■ **Brief**
Set the lines down again exactly, first line through the line that contains "Chart.register(...registerables);", with no pictures.

■ **Material provided**
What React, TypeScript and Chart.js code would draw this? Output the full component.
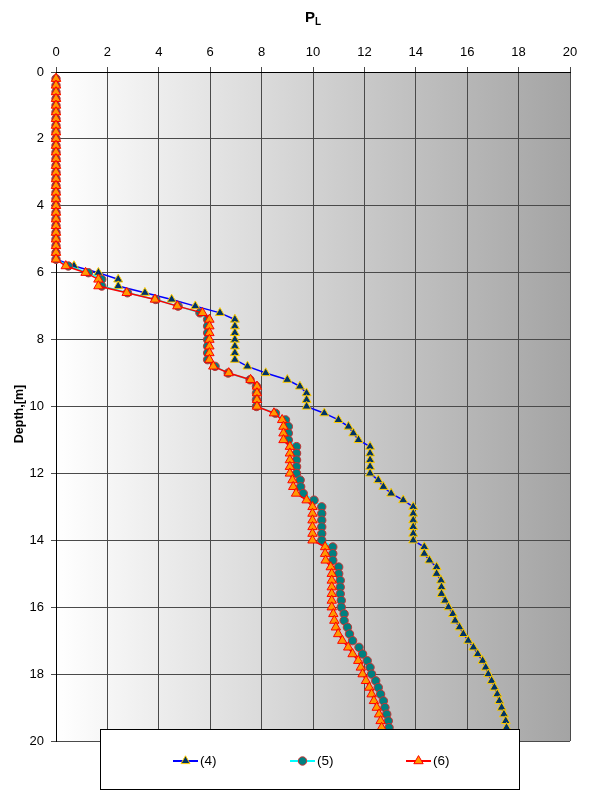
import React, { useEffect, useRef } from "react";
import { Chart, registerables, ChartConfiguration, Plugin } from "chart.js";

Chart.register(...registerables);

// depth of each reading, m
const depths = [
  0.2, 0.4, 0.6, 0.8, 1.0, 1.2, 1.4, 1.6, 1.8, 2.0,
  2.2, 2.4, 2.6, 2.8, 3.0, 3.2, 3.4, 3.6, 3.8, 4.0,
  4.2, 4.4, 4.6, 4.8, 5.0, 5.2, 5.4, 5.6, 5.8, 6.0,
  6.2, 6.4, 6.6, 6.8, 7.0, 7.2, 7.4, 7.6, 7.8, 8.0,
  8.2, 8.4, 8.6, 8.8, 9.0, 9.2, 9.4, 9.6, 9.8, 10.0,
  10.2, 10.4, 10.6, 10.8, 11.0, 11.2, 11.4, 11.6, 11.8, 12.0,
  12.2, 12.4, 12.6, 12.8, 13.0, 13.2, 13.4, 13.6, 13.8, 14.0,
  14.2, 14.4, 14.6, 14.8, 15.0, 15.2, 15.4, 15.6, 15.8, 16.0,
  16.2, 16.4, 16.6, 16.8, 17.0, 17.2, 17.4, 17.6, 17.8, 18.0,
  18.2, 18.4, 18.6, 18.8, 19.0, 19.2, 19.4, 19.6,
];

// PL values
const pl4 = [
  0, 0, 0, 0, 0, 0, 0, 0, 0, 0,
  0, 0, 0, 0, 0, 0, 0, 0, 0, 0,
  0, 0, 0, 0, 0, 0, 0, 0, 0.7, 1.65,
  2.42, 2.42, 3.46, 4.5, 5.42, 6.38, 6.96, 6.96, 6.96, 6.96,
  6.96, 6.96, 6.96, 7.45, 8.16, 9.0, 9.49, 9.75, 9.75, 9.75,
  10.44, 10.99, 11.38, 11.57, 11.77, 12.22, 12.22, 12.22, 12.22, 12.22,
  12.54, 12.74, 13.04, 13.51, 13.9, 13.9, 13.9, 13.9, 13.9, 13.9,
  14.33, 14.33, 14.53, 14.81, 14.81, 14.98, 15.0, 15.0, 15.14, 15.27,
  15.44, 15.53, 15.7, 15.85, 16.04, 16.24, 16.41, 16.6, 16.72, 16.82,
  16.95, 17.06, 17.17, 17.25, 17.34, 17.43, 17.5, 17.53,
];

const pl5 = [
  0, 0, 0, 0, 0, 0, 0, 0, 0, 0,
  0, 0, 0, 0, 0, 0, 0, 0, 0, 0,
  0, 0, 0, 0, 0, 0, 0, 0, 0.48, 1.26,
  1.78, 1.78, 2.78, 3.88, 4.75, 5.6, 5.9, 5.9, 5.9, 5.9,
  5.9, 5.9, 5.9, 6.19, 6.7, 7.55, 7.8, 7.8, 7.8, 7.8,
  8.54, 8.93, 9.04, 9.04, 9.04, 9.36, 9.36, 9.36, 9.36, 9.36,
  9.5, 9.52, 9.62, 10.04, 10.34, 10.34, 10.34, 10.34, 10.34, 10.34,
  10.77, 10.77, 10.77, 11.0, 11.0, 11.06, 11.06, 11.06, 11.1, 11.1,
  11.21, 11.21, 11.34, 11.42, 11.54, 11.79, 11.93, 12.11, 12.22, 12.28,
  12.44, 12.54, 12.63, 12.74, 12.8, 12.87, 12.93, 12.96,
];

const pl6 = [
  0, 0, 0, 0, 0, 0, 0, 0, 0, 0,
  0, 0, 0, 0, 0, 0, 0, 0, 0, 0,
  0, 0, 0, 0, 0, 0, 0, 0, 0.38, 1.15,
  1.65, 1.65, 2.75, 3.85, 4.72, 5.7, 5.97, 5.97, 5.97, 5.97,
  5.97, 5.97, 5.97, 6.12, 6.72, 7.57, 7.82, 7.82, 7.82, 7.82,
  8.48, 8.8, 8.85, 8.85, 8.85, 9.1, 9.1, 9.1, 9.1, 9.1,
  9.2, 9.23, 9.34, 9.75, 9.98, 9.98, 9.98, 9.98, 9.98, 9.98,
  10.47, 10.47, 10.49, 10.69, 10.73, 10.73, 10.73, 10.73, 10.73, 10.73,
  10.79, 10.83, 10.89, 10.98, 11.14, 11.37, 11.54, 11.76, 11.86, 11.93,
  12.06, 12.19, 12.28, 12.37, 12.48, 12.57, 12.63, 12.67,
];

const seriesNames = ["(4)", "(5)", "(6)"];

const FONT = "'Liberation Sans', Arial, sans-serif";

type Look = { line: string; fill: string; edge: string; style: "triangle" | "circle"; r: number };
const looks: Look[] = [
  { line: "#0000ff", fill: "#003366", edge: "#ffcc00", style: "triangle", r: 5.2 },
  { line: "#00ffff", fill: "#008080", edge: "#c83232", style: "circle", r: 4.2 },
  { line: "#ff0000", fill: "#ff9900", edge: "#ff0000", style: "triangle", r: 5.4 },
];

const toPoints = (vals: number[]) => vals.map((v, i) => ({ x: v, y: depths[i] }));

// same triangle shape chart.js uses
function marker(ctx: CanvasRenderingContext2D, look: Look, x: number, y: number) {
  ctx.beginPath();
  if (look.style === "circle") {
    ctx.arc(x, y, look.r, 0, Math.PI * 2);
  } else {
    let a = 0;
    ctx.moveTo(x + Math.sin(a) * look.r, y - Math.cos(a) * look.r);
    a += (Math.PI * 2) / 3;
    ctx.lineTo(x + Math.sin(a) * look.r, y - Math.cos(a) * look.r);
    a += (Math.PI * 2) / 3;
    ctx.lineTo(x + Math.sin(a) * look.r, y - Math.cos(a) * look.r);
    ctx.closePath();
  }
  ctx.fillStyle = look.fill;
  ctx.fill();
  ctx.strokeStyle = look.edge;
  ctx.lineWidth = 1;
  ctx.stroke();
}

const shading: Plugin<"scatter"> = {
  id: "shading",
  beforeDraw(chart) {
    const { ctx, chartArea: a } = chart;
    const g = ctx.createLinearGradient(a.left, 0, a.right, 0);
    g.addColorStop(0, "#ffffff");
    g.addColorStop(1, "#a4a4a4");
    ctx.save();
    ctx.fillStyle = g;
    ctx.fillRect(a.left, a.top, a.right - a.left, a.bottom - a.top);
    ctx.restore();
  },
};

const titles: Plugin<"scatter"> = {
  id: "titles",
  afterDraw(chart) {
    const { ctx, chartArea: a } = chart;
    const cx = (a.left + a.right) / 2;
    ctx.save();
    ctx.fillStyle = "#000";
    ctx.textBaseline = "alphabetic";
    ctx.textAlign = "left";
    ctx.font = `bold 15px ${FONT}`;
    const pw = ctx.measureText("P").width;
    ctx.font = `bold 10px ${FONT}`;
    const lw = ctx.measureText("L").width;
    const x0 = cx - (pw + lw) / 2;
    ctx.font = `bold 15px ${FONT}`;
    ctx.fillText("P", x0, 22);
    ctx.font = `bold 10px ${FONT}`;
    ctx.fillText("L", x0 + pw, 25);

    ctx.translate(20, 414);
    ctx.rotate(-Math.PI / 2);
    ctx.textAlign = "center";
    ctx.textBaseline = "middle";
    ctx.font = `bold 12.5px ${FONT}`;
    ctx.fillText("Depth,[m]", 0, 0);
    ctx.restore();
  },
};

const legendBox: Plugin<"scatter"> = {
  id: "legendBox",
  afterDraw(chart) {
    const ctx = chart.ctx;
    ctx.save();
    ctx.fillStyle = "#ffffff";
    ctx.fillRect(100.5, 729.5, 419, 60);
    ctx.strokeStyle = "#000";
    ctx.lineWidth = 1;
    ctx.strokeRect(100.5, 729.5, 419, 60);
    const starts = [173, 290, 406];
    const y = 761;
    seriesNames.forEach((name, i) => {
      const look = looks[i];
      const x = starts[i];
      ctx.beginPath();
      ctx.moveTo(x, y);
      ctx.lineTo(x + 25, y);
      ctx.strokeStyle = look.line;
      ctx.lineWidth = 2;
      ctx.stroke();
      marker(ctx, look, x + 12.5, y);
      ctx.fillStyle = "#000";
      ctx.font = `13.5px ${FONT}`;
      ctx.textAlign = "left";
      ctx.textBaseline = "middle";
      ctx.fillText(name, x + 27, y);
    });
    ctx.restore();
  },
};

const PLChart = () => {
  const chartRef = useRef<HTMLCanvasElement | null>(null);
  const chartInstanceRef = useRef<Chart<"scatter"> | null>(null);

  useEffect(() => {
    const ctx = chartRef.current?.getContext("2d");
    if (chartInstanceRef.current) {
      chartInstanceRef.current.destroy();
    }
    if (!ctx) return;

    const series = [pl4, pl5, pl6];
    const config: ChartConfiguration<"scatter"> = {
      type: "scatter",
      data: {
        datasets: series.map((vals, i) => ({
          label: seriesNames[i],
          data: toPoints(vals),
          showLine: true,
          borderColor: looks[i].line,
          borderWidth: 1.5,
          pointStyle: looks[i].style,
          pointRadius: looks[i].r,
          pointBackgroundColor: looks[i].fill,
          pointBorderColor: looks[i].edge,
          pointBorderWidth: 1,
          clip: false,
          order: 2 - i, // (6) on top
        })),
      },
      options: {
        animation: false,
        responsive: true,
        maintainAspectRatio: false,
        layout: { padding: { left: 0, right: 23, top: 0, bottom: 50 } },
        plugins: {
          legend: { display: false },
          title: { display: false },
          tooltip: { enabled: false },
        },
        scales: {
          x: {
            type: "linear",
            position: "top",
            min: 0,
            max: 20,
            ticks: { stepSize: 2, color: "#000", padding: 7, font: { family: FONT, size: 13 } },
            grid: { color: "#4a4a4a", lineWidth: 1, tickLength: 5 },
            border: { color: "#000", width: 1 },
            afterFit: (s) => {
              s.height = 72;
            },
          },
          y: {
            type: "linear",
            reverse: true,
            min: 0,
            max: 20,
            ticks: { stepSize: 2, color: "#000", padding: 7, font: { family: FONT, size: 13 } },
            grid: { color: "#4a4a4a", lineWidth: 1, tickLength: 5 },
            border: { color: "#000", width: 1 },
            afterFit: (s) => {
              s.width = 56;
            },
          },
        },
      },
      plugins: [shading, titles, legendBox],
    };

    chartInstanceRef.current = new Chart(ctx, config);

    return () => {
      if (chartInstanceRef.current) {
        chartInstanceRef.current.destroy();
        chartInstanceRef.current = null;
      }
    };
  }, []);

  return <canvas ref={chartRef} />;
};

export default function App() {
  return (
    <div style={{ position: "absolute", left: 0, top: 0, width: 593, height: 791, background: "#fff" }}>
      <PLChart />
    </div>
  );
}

■ **Answer in full**
What React, TypeScript and Chart.js code would draw this? Output the full component.
import React, { useEffect, useRef } from "react";
import { Chart, registerables, ChartConfiguration, Plugin } from "chart.js";

Chart.register(...registerables);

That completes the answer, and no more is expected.